Graphite India is one of India’s largest graphite electrode producers. It commands 50 percent market share and has seen a sharp improvement in financials, thanks to the skyrocketing prices of graphite electrodes.

The price of graphite electrodes almost doubled over the last two financial years from around $3730 per ton to an average of $5325 per ton. The huge surge led to a marked improvement in Graphite India’s financial performance over the last several years. Its revenue doubled and EBITDA grew by more than 9 times between FY16 and FY18. Investors lapped up the story and the stock saw a rise in both trading volumes as well as price. So what next?

 Key triggers

Graphite electrode prices continue to stay at heady levels. In fact, prevailing spot market prices range between $17,000 per ton to a staggering $23000 per ton. Graphite India followed a system of setting yearly contracts with customers. Most of these legacy contracts have now drawn to a close and these companies are moving to shorter term contracts which have been renegotiated at much higher prices in sync with the current market dynamics.

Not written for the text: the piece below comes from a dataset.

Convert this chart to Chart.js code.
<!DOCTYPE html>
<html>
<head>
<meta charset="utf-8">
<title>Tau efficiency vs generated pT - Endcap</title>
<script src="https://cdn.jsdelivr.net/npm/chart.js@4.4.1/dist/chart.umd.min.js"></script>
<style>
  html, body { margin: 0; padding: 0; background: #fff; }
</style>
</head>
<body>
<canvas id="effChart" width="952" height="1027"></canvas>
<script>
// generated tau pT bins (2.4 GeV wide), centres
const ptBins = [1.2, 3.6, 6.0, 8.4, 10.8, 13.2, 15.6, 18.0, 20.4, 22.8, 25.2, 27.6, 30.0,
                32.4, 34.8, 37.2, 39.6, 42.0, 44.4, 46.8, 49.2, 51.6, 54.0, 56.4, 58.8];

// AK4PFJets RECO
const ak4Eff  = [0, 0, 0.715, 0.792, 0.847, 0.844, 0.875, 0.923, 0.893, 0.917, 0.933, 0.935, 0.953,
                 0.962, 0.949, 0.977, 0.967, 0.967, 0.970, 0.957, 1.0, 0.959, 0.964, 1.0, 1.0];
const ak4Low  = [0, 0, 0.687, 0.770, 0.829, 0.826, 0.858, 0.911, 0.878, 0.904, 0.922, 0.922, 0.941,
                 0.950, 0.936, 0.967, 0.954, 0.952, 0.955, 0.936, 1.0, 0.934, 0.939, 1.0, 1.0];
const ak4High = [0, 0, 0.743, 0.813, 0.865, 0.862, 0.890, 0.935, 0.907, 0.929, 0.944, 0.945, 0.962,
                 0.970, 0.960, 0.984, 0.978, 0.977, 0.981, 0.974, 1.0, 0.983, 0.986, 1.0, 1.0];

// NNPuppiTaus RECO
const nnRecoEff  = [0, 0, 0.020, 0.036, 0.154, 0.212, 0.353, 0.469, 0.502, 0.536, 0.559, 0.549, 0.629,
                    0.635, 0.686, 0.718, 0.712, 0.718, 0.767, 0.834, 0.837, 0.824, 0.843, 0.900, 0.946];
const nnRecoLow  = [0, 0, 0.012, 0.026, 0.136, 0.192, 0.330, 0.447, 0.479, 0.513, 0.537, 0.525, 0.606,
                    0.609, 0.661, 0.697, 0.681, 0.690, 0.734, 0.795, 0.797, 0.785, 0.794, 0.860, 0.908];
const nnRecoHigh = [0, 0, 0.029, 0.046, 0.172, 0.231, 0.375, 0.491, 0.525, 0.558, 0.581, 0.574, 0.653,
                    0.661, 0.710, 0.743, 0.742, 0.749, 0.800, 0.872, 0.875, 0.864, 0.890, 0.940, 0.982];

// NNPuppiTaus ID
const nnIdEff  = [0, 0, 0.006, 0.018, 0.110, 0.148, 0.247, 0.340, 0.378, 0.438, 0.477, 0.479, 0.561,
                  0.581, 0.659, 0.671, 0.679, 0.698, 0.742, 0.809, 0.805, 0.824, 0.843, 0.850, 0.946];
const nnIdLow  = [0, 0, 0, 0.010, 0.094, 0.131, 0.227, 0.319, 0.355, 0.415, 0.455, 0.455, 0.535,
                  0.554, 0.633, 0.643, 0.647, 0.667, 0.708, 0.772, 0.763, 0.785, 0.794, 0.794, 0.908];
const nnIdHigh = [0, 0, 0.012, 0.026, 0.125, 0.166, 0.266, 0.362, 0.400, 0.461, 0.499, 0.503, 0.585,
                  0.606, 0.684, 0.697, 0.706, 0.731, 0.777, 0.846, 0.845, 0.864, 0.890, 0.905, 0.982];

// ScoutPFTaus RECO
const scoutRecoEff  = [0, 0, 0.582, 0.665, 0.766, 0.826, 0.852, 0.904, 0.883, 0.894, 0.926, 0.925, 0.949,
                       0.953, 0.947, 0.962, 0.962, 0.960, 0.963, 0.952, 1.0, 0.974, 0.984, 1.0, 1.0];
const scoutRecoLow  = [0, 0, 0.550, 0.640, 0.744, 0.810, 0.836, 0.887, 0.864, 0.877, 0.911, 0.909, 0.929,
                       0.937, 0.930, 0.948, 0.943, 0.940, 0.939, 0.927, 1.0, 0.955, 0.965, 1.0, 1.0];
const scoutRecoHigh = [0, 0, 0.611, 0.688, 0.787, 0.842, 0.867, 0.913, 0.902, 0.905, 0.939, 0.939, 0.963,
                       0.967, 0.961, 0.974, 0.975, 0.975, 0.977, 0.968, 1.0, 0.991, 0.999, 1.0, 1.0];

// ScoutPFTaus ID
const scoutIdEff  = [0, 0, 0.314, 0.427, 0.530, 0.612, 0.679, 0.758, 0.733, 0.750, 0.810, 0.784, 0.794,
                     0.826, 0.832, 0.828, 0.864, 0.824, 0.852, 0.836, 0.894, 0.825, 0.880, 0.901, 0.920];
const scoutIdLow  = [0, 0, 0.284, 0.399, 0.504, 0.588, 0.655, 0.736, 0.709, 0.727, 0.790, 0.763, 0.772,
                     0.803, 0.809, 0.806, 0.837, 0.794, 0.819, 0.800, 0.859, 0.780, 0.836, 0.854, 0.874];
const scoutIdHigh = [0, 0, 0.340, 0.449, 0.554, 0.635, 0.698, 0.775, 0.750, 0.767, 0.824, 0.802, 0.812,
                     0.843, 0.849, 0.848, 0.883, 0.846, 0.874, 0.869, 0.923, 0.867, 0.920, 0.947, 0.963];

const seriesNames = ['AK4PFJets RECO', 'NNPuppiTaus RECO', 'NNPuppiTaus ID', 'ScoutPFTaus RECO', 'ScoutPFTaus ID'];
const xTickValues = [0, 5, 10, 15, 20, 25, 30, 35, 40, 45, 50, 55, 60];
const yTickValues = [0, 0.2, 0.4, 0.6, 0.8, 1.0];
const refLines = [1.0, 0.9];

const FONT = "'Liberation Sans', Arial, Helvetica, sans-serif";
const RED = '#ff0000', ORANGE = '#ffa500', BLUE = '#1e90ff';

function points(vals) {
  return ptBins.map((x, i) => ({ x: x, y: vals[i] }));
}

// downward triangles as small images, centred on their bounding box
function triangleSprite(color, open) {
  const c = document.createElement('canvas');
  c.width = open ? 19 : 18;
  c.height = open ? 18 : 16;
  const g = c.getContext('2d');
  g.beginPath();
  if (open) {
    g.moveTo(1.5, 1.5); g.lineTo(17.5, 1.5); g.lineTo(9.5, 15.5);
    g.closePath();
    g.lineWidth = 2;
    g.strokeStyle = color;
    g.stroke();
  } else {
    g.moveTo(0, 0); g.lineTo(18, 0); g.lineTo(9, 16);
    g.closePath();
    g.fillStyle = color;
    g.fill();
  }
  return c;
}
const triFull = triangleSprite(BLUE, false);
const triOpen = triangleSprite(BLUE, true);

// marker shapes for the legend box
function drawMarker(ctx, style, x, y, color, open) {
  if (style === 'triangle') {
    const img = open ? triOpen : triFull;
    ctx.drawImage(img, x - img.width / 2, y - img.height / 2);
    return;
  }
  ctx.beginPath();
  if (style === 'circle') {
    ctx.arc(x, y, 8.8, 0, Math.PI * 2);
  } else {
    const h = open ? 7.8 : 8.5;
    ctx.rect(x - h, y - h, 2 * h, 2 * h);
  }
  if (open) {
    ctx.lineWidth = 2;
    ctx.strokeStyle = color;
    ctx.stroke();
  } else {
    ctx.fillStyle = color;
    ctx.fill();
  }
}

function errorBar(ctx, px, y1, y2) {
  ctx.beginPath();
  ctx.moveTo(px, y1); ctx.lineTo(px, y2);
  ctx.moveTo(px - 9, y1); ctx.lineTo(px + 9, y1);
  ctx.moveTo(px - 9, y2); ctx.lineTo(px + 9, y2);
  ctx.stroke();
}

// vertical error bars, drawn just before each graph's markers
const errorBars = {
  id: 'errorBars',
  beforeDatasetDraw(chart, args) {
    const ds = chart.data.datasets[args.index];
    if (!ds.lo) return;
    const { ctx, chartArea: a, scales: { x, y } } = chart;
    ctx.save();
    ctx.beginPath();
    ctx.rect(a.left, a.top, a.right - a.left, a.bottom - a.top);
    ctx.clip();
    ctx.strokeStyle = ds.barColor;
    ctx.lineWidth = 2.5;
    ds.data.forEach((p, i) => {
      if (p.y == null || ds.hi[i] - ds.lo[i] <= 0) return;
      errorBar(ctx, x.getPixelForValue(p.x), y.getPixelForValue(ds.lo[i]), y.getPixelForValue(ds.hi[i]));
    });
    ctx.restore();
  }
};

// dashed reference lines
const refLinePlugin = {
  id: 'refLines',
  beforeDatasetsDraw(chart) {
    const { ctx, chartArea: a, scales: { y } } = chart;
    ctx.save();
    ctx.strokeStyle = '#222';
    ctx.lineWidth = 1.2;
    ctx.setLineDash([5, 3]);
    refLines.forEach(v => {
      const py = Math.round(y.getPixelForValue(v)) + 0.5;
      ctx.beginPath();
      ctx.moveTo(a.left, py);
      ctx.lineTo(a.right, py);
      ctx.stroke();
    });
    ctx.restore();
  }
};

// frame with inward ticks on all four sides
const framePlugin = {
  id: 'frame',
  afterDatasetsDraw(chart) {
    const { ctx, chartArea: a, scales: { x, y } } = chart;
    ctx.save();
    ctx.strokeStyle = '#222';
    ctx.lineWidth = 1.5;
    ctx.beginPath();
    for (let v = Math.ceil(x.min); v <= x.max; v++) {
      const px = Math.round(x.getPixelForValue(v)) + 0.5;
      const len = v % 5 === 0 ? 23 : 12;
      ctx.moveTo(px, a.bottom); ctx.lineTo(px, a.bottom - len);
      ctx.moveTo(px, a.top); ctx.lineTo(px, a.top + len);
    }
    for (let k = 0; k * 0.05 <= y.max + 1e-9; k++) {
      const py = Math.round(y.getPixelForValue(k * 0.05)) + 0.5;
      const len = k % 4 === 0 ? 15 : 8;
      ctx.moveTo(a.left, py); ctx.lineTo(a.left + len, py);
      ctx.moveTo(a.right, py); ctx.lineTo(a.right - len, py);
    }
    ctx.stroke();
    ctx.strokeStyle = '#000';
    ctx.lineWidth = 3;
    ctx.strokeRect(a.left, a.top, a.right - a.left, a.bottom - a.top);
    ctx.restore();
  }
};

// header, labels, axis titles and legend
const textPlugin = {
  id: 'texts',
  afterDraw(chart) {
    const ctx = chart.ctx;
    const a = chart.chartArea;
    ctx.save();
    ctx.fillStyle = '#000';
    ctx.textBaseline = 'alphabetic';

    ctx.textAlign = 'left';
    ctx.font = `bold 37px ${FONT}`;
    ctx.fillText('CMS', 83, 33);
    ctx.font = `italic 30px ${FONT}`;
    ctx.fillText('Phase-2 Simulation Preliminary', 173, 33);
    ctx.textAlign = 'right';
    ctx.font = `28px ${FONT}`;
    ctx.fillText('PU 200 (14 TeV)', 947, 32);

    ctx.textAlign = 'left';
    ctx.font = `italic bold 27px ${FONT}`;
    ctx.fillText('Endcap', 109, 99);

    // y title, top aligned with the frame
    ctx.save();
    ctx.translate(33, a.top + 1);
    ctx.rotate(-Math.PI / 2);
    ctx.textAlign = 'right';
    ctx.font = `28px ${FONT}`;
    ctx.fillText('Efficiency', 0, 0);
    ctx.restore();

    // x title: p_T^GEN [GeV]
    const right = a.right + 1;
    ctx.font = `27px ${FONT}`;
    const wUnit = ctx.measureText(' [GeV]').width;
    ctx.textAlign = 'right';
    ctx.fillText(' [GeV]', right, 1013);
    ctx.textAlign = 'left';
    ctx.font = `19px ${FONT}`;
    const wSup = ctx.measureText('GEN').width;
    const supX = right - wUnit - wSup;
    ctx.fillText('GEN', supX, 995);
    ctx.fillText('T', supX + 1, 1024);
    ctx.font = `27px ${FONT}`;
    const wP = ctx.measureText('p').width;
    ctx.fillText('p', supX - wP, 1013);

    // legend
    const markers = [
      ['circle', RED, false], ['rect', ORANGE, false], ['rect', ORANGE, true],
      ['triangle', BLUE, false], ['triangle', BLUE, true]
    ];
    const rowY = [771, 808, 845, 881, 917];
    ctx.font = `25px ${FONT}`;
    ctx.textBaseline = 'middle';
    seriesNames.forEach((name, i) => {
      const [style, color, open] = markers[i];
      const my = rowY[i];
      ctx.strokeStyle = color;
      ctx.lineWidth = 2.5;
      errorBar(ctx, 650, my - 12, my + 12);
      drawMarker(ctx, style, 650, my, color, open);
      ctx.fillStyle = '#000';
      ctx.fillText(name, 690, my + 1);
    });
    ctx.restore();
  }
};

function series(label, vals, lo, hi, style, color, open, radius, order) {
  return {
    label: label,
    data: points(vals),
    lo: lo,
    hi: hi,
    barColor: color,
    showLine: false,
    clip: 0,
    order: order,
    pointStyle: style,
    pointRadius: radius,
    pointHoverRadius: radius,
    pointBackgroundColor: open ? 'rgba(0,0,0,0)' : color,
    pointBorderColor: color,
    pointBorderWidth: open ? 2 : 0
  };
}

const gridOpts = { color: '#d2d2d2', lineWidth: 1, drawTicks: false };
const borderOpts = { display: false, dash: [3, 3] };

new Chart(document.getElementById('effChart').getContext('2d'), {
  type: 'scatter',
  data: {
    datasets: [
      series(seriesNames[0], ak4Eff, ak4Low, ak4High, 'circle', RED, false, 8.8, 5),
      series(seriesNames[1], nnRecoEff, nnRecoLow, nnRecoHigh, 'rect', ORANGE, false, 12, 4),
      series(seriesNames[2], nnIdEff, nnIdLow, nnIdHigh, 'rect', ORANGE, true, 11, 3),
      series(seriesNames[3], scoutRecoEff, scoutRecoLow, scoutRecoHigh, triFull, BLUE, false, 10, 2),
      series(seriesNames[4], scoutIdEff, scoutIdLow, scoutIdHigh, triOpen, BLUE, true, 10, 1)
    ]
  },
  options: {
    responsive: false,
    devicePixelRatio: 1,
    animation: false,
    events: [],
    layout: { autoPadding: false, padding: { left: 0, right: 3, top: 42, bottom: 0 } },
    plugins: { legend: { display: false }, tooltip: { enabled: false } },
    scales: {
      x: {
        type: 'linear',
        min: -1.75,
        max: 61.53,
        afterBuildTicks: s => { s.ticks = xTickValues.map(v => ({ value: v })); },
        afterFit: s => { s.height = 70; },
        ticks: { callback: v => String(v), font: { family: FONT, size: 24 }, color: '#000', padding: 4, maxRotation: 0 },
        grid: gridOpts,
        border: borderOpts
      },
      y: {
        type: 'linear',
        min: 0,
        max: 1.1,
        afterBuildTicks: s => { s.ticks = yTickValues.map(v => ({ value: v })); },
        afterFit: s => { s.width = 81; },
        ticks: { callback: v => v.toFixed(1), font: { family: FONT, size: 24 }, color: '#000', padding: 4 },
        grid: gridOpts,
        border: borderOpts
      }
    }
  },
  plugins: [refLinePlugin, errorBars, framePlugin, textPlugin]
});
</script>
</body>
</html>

As a result, analysts expect bumper financial numbers to continue flowing through in the first quarter of FY19. Another key trigger for Graphite India is the expectation that it will increase its capacity utilisation from 82-83 percent to almost 90 percent this year.

 The risks

A dream run such as the one Graphite India has enjoyed, will of course also come with risks. The biggest one being the cycle itself turning if Chinese players come back in the game with full strength. Indian graphite electrode companies, however, counter this risk claiming they produce much higher quality electrodes which are used by marquee customers around the world.

Another joker in the pack is needle coke- a key raw material for making graphite electrodes. This commodity has been in limited supply which is why its prices doubled in the second half of FY18 over the same period last year.According to Graphite India’s peer HEG, prices are expected to surge another 100-150% this year. However, global giants are debottlenecking needle coke capacity, so the supply should improve. That however, can be a double edged sword. While a rise in needle coke supply will cushion Graphite India’s margins from a raw material shock, it will also allow other global producers to ramp up electrode production.

Supply and demand are everything in the commodity business and even in the market. For now that equation seems skewed in favour of Graphite India.